November 1997

Women in Retirment

Today, women are an established presence in the work force. In 1960, 35.5 percent of all women were in the civilian work force. By 1996, that portion had increased to 59.3 percent.

The majority of working women (72 percent in 1996) were concentrated in three industries: services, 35.7 percent of all working women; retail trade, 19.7 percent; and state and local governments, 16.6 percent.

Retirement plan sponsorship rates for these three industries in 1993 were: services, 52.8 percent; retail trade, 43.9 percent; and state and local governments, 90.8 percent.

Overall, an increasing number of working women work for an employer that sponsors a pension plan. The sponsorship rate for working women rose from 52 percent in 1979 to 58 percent in 1993. By contrast, the sponsorship rate for men declined over the same time period from 59 percent to 56 percent.

In addition to a retirement income plan, individuals need to be aware of the need for retiree health insurance, as Medicare does not cover all expenses. An employment-based retiree health plan is a good supplement to Medicare. In 1993, 24.0 percent of working women ages 45 and older had retiree health insurance available throughout their retirement years, compared with 33.0 percent of men.

Women live longer than men do. When planning for retirement, women should keep this fact in mind. At age 65, the average woman is expected to live another 18.9 years; the average man is expected to live another 15.3 years.

Women who do receive retirement benefits receive significantly lower benefits than men.

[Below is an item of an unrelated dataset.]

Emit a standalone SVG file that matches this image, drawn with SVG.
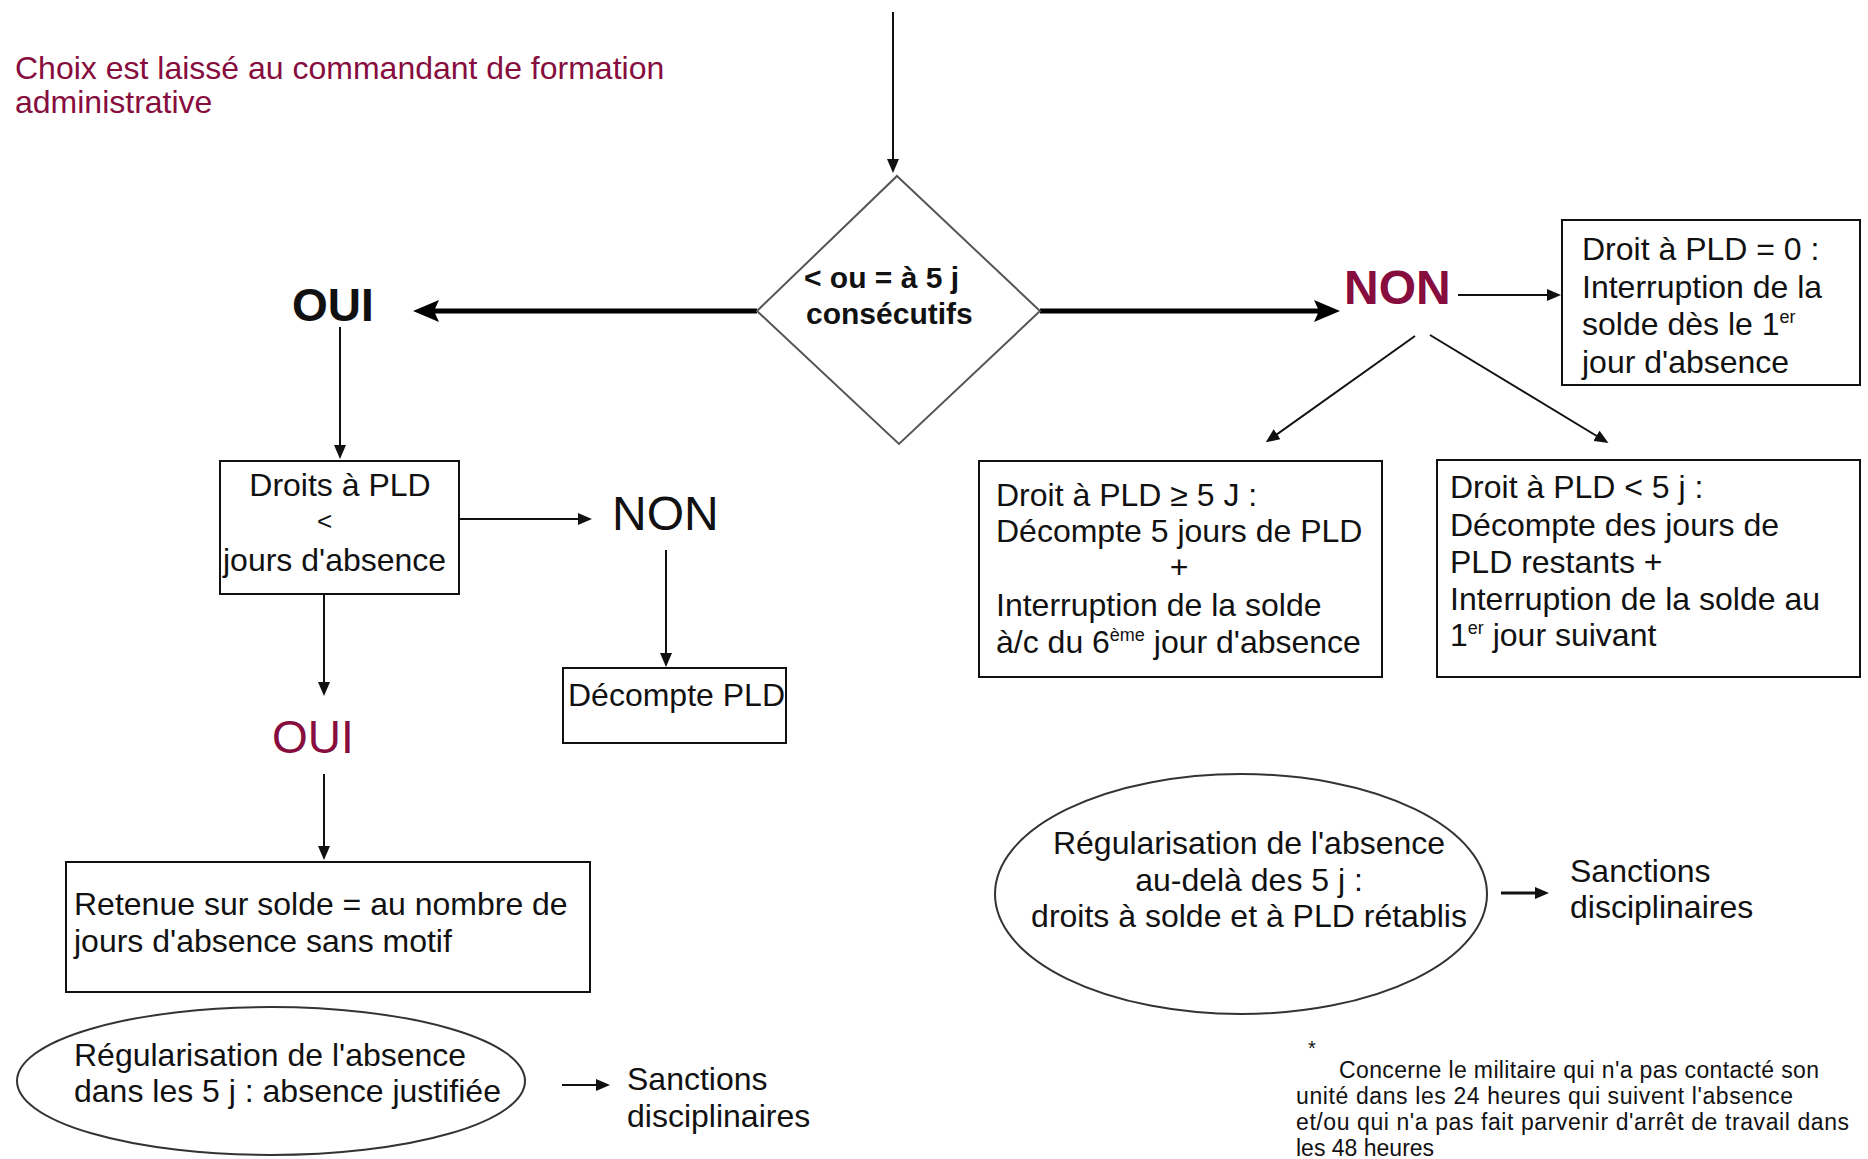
<svg xmlns="http://www.w3.org/2000/svg" width="1868" height="1159" viewBox="0 0 1868 1159">
<style>
.t{font-family:"Liberation Sans",Arial,sans-serif;font-size:32px;fill:#111}
.b{font-weight:bold}
.m{fill:#860d3d}
.box{fill:#fff;stroke:#111;stroke-width:2}
.ln{stroke:#111;stroke-width:2;fill:none;marker-end:url(#ah)}
.th{stroke:#000;stroke-width:5;fill:none;marker-end:url(#aht)}
.fn{font-family:"Liberation Sans",Arial,sans-serif;font-size:23px;fill:#111}
</style>
<defs>
<marker id="ah" markerWidth="14" markerHeight="12" refX="10" refY="6" orient="auto" markerUnits="userSpaceOnUse"><path d="M0,0 L14,6 L0,12 Z" fill="#111"/></marker>
<marker id="aht" markerWidth="26" markerHeight="22" refX="12" refY="11" orient="auto" markerUnits="userSpaceOnUse"><path d="M0,0 L26,11 L0,22 L5,11 Z" fill="#000"/></marker>
</defs>
<rect width="1868" height="1159" fill="#fff"/>

<g id="note-top">
<text class="t m" x="15" y="79">Choix est laissé au commandant de formation</text>
<text class="t m" x="15" y="113">administrative</text>
</g>

<g id="connectors">
<line class="ln" x1="893" y1="12" x2="893" y2="169"/>
<line class="th" x1="757" y1="311" x2="427" y2="311"/>
<line class="th" x1="1040" y1="311" x2="1326" y2="311"/>
<line class="ln" x1="1458" y1="295" x2="1557" y2="295"/>
<line class="ln" x1="1415" y1="336" x2="1269" y2="440"/>
<line class="ln" x1="1430" y1="335" x2="1605" y2="441"/>
<line class="ln" x1="340" y1="327" x2="340" y2="455"/>
<line class="ln" x1="459" y1="519" x2="588" y2="519"/>
<line class="ln" x1="666" y1="550" x2="666" y2="663"/>
<line class="ln" x1="324" y1="575" x2="324" y2="692"/>
<line class="ln" x1="324" y1="774" x2="324" y2="856"/>
<line class="ln" x1="562" y1="1085" x2="606" y2="1085"/>
<line class="ln" x1="1501" y1="893" x2="1545" y2="893" style="stroke-width:3"/>
</g>

<g id="decision">
<polygon points="897,176 1040,311 899,444 757,311" fill="#fff" stroke="#555" stroke-width="2"/>
<text class="t b" x="804" y="288" style="font-size:30px">&lt; ou = à 5 j</text>
<text class="t b" x="806" y="324" style="font-size:30px">consécutifs</text>
</g>

<g id="oui-1"><text class="t b" x="292" y="321" style="font-size:46px">OUI</text></g>
<g id="non-1"><text class="t b m" x="1344" y="304" style="font-size:48px">NON</text></g>

<g id="box-pld0">
<rect class="box" x="1562" y="220" width="298" height="165"/>
<text class="t" x="1582" y="260">Droit à PLD = 0 :</text>
<text class="t" x="1582" y="298">Interruption de la</text>
<text class="t" x="1582" y="335">solde dès le 1<tspan style="font-size:18px" dy="-12">er</tspan></text>
<text class="t" x="1582" y="373">jour d'absence</text>
</g>

<g id="box-pld-ge5">
<rect class="box" x="979" y="461" width="403" height="216"/>
<text class="t" x="996" y="506">Droit à PLD ≥ 5 J :</text>
<text class="t" x="996" y="542">Décompte 5 jours de PLD</text>
<text class="t" x="1179" y="578" text-anchor="middle">+</text>
<text class="t" x="996" y="616">Interruption de la solde</text>
<text class="t" x="996" y="653">à/c du 6<tspan style="font-size:18px" dy="-12">ème</tspan><tspan dy="12"> jour d'absence</tspan></text>
</g>

<g id="box-pld-lt5">
<rect class="box" x="1437" y="460" width="423" height="217"/>
<text class="t" x="1450" y="498">Droit à PLD &lt; 5 j :</text>
<text class="t" x="1450" y="536">Décompte des jours de</text>
<text class="t" x="1450" y="573">PLD restants +</text>
<text class="t" x="1450" y="610">Interruption de la solde au</text>
<text class="t" x="1450" y="646">1<tspan style="font-size:18px" dy="-12">er</tspan><tspan dy="12"> jour suivant</tspan></text>
</g>

<g id="box-droits">
<rect class="box" x="220" y="461" width="239" height="133"/>
<text class="t" x="340" y="496" text-anchor="middle">Droits à PLD</text>
<text class="t" x="317" y="530" style="font-size:26px">&lt;</text>
<text class="t" x="223" y="571">jours d'absence</text>
</g>

<g id="non-2"><text class="t" x="612" y="530" style="font-size:48px">NON</text></g>

<g id="box-decompte">
<rect class="box" x="563" y="668" width="223" height="75"/>
<text class="t" x="568" y="706">Décompte PLD</text>
</g>

<g id="oui-2"><text class="t m" x="272" y="753" style="font-size:46px">OUI</text></g>

<g id="box-retenue">
<rect class="box" x="66" y="862" width="524" height="130"/>
<text class="t" x="74" y="915">Retenue sur solde = au nombre de</text>
<text class="t" x="74" y="952">jours d'absence sans motif</text>
</g>

<g id="ellipse-left">
<ellipse cx="271" cy="1081" rx="254" ry="74" fill="#fff" stroke="#333" stroke-width="2"/>
<text class="t" x="74" y="1066">Régularisation de l'absence</text>
<text class="t" x="74" y="1102">dans les 5 j : absence justifiée</text>
</g>

<g id="sanctions-left">
<text class="t" x="627" y="1090">Sanctions</text>
<text class="t" x="627" y="1127">disciplinaires</text>
</g>

<g id="ellipse-right">
<ellipse cx="1241" cy="894" rx="246" ry="120" fill="#fff" stroke="#333" stroke-width="2"/>
<text class="t" x="1249" y="854" text-anchor="middle">Régularisation de l'absence</text>
<text class="t" x="1249" y="891" text-anchor="middle">au-delà des 5 j :</text>
<text class="t" x="1249" y="927" text-anchor="middle">droits à solde et à PLD rétablis</text>
</g>

<g id="sanctions-right">
<text class="t" x="1570" y="882">Sanctions</text>
<text class="t" x="1570" y="918">disciplinaires</text>
</g>

<g id="footnote">
<text class="fn" x="1308" y="1055" style="font-size:20px">*</text>
<text class="fn" x="1339" y="1078" textLength="480">Concerne le militaire qui n'a pas contacté son</text>
<text class="fn" x="1296" y="1104" textLength="497">unité dans les 24 heures qui suivent l'absence</text>
<text class="fn" x="1296" y="1130" textLength="553">et/ou qui n'a pas fait parvenir d'arrêt de travail dans</text>
<text class="fn" x="1296" y="1156">les 48 heures</text>
</g>
</svg>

Among women who were ages 65 and older in 1995, 26.4 percent received income from an annuity and/or an employment-based pension plan, with an average pension of $6,684. Among men ages 65 and older in 1995, 46.4 percent received annuity and/or pension income averaging $11,460.

Retired women also receive a lower monthly benefit from Social Security than men do. In 1995, the average monthly Social Security benefit for retired women was $621.20, compared with $810.20 for men.

Women on average earn less in wage and salary compensation than men do, which accounts for at least part of the reason women receive lower benefit payments from Social Security and employment-based pension plans. In 1996, the average weekly earnings for women were $418, compared with $557 for men. A woman's average weekly earnings were 75 percent of a man's in 1996.

Women today are less confident in their overall retirement income prospects. In 1997, 18 percent of women said that they were very confident in their overall retirement income prospects, compared with 32 percent of men.

Fewer women than men expressed confidence in their personal financial preparations in 1997 -- 27 percent of women, compared with 36 percent of men.

When asked to rank the most important source of retirement income, the number one choice for both men and women was "money you put into savings/retirement plan through work," 28 percent for both. The second and third choices for both men and women were employer-funded retirement plan (25 percent of men and 23 percent of women) and own personal savings/investments (24 percent of men and 22 percent of women).